▶ **Collected material**:
________________________________________

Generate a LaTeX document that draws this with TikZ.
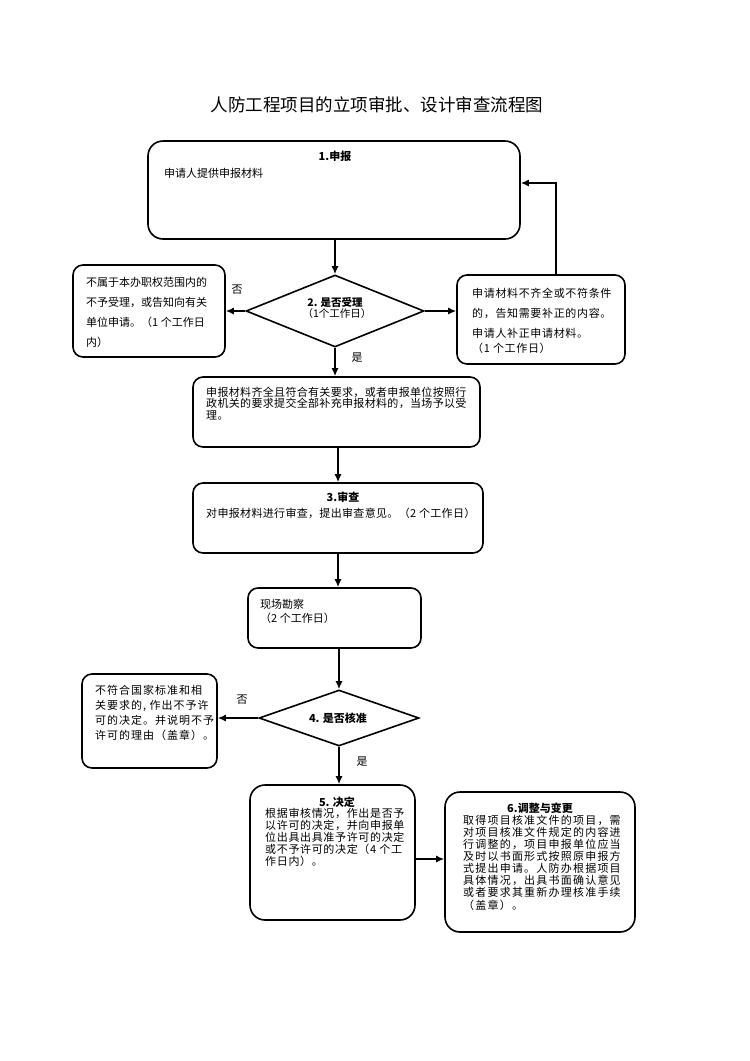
\documentclass[tikz,border=0pt]{standalone}
\usepackage{fontspec}
\setmainfont{Noto Sans CJK SC}
\newfontfamily\lsa[LetterSpace=3]{Noto Sans CJK SC}
\newfontfamily\lsb[LetterSpace=6]{Noto Sans CJK SC}
\newfontfamily\lsc[LetterSpace=9]{Noto Sans CJK SC}
\newfontfamily\lsd[LetterSpace=11]{Noto Sans CJK SC}
\usetikzlibrary{shapes.geometric,arrows.meta}
\begin{document}
\begin{tikzpicture}[x=1pt,y=-1pt,
 box/.style={draw,line width=1.6pt,rounded corners=10pt,inner sep=0pt},
 dia/.style={draw,diamond,line width=1.6pt,inner sep=0pt},
 arr/.style={line width=1.5pt,-{Latex[length=8pt,width=7pt]}},
 txt/.style={inner sep=0pt,anchor=base west,align=left},
 mtxt/.style={inner sep=0pt,anchor=north west,align=left},
 ttl/.style={inner sep=0pt,font=\bfseries\fontsize{11}{13}\selectfont},
 lbl/.style={inner sep=0pt,font=\fontsize{11}{13}\selectfont}]
\useasboundingbox (0,0) rectangle (750,1061);
\node[inner sep=0pt,font=\fontsize{17.5}{20}\selectfont] (title) at (377,105) {人防工程项目的立项审批、设计审查流程图};

% 1
\node[box,rounded corners=15pt,minimum width=372pt,minimum height=98pt] (box1) at (334,190) {};
\node[ttl] (t1) at (335,156) {1.申报};
\node[txt,font=\fontsize{11}{13}\selectfont] (b1) at (164,177) {申请人提供申报材料};

% 2
\node[dia,minimum width=178pt,minimum height=72pt] (d2) at (335,311) {};
\node[ttl,font=\bfseries\fontsize{10.5}{12}\selectfont] (t2) at (335,302) {2. 是否受理};
\node[lbl,font=\fontsize{10.5}{12}\selectfont] (t2b) at (337,314) {（1个工作日）};

\node[box,minimum width=152pt,minimum height=92pt] (n1) at (149,311) {};
\node[mtxt,font=\fontsize{11}{19.7}\selectfont] (n1t) at (86,277.5) {不属于本办职权范围内的\\不予受理，或告知向有关\\单位申请。（1 个工作日\\内）};

\node[box,minimum width=168pt,minimum height=89pt] (n3) at (541,319.5) {};
\node[mtxt,font=\lsb\fontsize{11}{20}\selectfont] (n3t) at (472,287.5) {申请材料不齐全或不符条件\\的，告知需要补正的内容。\\申请人补正申请材料。\\[-5pt]（1 个工作日）};

% accept
\node[box,minimum width=287pt,minimum height=70pt] (box2) at (336.5,412) {};
\node[mtxt,font=\lsa\fontsize{11}{11.7}\selectfont] (b2t) at (206,386.5) {申报材料齐全且符合有关要求，或者申报单位按照行\\政机关的要求提交全部补充申报材料的，当场予以受\\理。};

% 3
\node[box,minimum width=290pt,minimum height=70pt] (box3) at (338,518) {};
\node[ttl] (t3) at (343,497) {3.审查};
\node[txt,font=\lsa\fontsize{11}{13}\selectfont] (b3t) at (206,517) {对申报材料进行审查，提出审查意见。（2 个工作日）};

% site
\node[box,minimum width=173pt,minimum height=60pt] (site) at (334.5,618) {};
\node[mtxt,font=\fontsize{11}{14}\selectfont] (st) at (260,599.5) {现场勘察\\（2 个工作日）};

% 4
\node[dia,minimum width=160pt,minimum height=56pt] (d4) at (339,718) {};
\node[ttl] (t4) at (338,718) {4. 是否核准};
\node[box,minimum width=135pt,minimum height=94pt] (box4) at (149.5,721) {};
\node[mtxt,font=\lsc\fontsize{11}{15}\selectfont] (b4t) at (95,684.5) {不符合国家标准和相\\关要求的, 作出不予许\\可的决定。并说明不予\\许可的理由（盖章）。};

% 5
\node[box,rounded corners=15pt,minimum width=165pt,minimum height=135pt] (box5) at (332.5,852.5) {};
\node[ttl] (t5) at (337,802) {5. 决定};
\node[mtxt,font=\lsb\fontsize{11}{12.2}\selectfont] (b5t) at (265,807.5) {根据审核情况，作出是否予\\以许可的决定，并向申报单\\位出具出具准予许可的决定\\或不予许可的决定（4 个工\\作日内）。};

% 6
\node[box,rounded corners=15pt,minimum width=190pt,minimum height=140pt] (box6) at (540,862) {};
\node[ttl] (t6) at (540,808) {6.调整与变更};
\node[mtxt,font=\lsd\fontsize{11}{12.15}\selectfont] (b6t) at (463,814.5) {取得项目核准文件的项目，需\\对项目核准文件规定的内容进\\行调整的，项目申报单位应当\\及时以书面形式按照原申报方\\式提出申请。人防办根据项目\\具体情况，出具书面确认意见\\或者要求其重新办理核准手续\\（盖章）。};

% labels
\node[lbl] (no1) at (237,290) {否};
\node[lbl] (yes1) at (357,358) {是};
\node[lbl] (no2) at (242,700) {否};
\node[lbl] (yes2) at (362,762) {是};

% connectors
\draw[arr] (box1.south -| d2.north) -- (d2.north);
\draw[arr] (d2.west) -- (d2.west -| n1.east);
\draw[arr] (d2.east) -- (d2.east -| n3.west);
\coordinate (fb) at (556,183);
\draw[arr] (n3.north -| fb) -- (fb) -- (fb -| box1.east);
\draw[arr] (d2.south) -- (d2.south |- box2.north);
\draw[arr] (box3.north |- box2.south) -- (box3.north);
\draw[arr] (box3.south) -- (box3.south |- site.north);
\draw[arr] (d4.north |- site.south) -- (d4.north);
\draw[arr] (d4.west) -- (d4.west -| box4.east);
\draw[arr] (d4.south) -- (d4.south |- box5.north);
\coordinate (m56) at (0,859);
\draw[arr] (box5.east |- m56) -- (box6.west |- m56);
\end{tikzpicture}
\end{document}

________________________________________

▶ **Prompt**: Would you set down the listing exactly, omitting pictures?

▶ **Written answer**:
Generate a LaTeX document that draws this with TikZ.
\documentclass[tikz,border=0pt]{standalone}
\usepackage{fontspec}
\setmainfont{Noto Sans CJK SC}
\newfontfamily\lsa[LetterSpace=3]{Noto Sans CJK SC}
\newfontfamily\lsb[LetterSpace=6]{Noto Sans CJK SC}
\newfontfamily\lsc[LetterSpace=9]{Noto Sans CJK SC}
\newfontfamily\lsd[LetterSpace=11]{Noto Sans CJK SC}
\usetikzlibrary{shapes.geometric,arrows.meta}
\begin{document}
\begin{tikzpicture}[x=1pt,y=-1pt,
 box/.style={draw,line width=1.6pt,rounded corners=10pt,inner sep=0pt},
 dia/.style={draw,diamond,line width=1.6pt,inner sep=0pt},
 arr/.style={line width=1.5pt,-{Latex[length=8pt,width=7pt]}},
 txt/.style={inner sep=0pt,anchor=base west,align=left},
 mtxt/.style={inner sep=0pt,anchor=north west,align=left},
 ttl/.style={inner sep=0pt,font=\bfseries\fontsize{11}{13}\selectfont},
 lbl/.style={inner sep=0pt,font=\fontsize{11}{13}\selectfont}]
\useasboundingbox (0,0) rectangle (750,1061);
\node[inner sep=0pt,font=\fontsize{17.5}{20}\selectfont] (title) at (377,105) {人防工程项目的立项审批、设计审查流程图};

% 1
\node[box,rounded corners=15pt,minimum width=372pt,minimum height=98pt] (box1) at (334,190) {};
\node[ttl] (t1) at (335,156) {1.申报};
\node[txt,font=\fontsize{11}{13}\selectfont] (b1) at (164,177) {申请人提供申报材料};

% 2
\node[dia,minimum width=178pt,minimum height=72pt] (d2) at (335,311) {};
\node[ttl,font=\bfseries\fontsize{10.5}{12}\selectfont] (t2) at (335,302) {2. 是否受理};
\node[lbl,font=\fontsize{10.5}{12}\selectfont] (t2b) at (337,314) {（1个工作日）};

\node[box,minimum width=152pt,minimum height=92pt] (n1) at (149,311) {};
\node[mtxt,font=\fontsize{11}{19.7}\selectfont] (n1t) at (86,277.5) {不属于本办职权范围内的\\不予受理，或告知向有关\\单位申请。（1 个工作日\\内）};

\node[box,minimum width=168pt,minimum height=89pt] (n3) at (541,319.5) {};
\node[mtxt,font=\lsb\fontsize{11}{20}\selectfont] (n3t) at (472,287.5) {申请材料不齐全或不符条件\\的，告知需要补正的内容。\\申请人补正申请材料。\\[-5pt]（1 个工作日）};

% accept
\node[box,minimum width=287pt,minimum height=70pt] (box2) at (336.5,412) {};
\node[mtxt,font=\lsa\fontsize{11}{11.7}\selectfont] (b2t) at (206,386.5) {申报材料齐全且符合有关要求，或者申报单位按照行\\政机关的要求提交全部补充申报材料的，当场予以受\\理。};

% 3
\node[box,minimum width=290pt,minimum height=70pt] (box3) at (338,518) {};
\node[ttl] (t3) at (343,497) {3.审查};
\node[txt,font=\lsa\fontsize{11}{13}\selectfont] (b3t) at (206,517) {对申报材料进行审查，提出审查意见。（2 个工作日）};

% site
\node[box,minimum width=173pt,minimum height=60pt] (site) at (334.5,618) {};
\node[mtxt,font=\fontsize{11}{14}\selectfont] (st) at (260,599.5) {现场勘察\\（2 个工作日）};

% 4
\node[dia,minimum width=160pt,minimum height=56pt] (d4) at (339,718) {};
\node[ttl] (t4) at (338,718) {4. 是否核准};
\node[box,minimum width=135pt,minimum height=94pt] (box4) at (149.5,721) {};
\node[mtxt,font=\lsc\fontsize{11}{15}\selectfont] (b4t) at (95,684.5) {不符合国家标准和相\\关要求的, 作出不予许\\可的决定。并说明不予\\许可的理由（盖章）。};

% 5
\node[box,rounded corners=15pt,minimum width=165pt,minimum height=135pt] (box5) at (332.5,852.5) {};
\node[ttl] (t5) at (337,802) {5. 决定};
\node[mtxt,font=\lsb\fontsize{11}{12.2}\selectfont] (b5t) at (265,807.5) {根据审核情况，作出是否予\\以许可的决定，并向申报单\\位出具出具准予许可的决定\\或不予许可的决定（4 个工\\作日内）。};

% 6
\node[box,rounded corners=15pt,minimum width=190pt,minimum height=140pt] (box6) at (540,862) {};
\node[ttl] (t6) at (540,808) {6.调整与变更};
\node[mtxt,font=\lsd\fontsize{11}{12.15}\selectfont] (b6t) at (463,814.5) {取得项目核准文件的项目，需\\对项目核准文件规定的内容进\\行调整的，项目申报单位应当\\及时以书面形式按照原申报方\\式提出申请。人防办根据项目\\具体情况，出具书面确认意见\\或者要求其重新办理核准手续\\（盖章）。};

% labels
\node[lbl] (no1) at (237,290) {否};
\node[lbl] (yes1) at (357,358) {是};
\node[lbl] (no2) at (242,700) {否};
\node[lbl] (yes2) at (362,762) {是};

% connectors
\draw[arr] (box1.south -| d2.north) -- (d2.north);
\draw[arr] (d2.west) -- (d2.west -| n1.east);
\draw[arr] (d2.east) -- (d2.east -| n3.west);
\coordinate (fb) at (556,183);
\draw[arr] (n3.north -| fb) -- (fb) -- (fb -| box1.east);
\draw[arr] (d2.south) -- (d2.south |- box2.north);
\draw[arr] (box3.north |- box2.south) -- (box3.north);
\draw[arr] (box3.south) -- (box3.south |- site.north);
\draw[arr] (d4.north |- site.south) -- (d4.north);
\draw[arr] (d4.west) -- (d4.west -| box4.east);
\draw[arr] (d4.south) -- (d4.south |- box5.north);
\coordinate (m56) at (0,859);
\draw[arr] (box5.east |- m56) -- (box6.west |- m56);
\end{tikzpicture}
\end{document}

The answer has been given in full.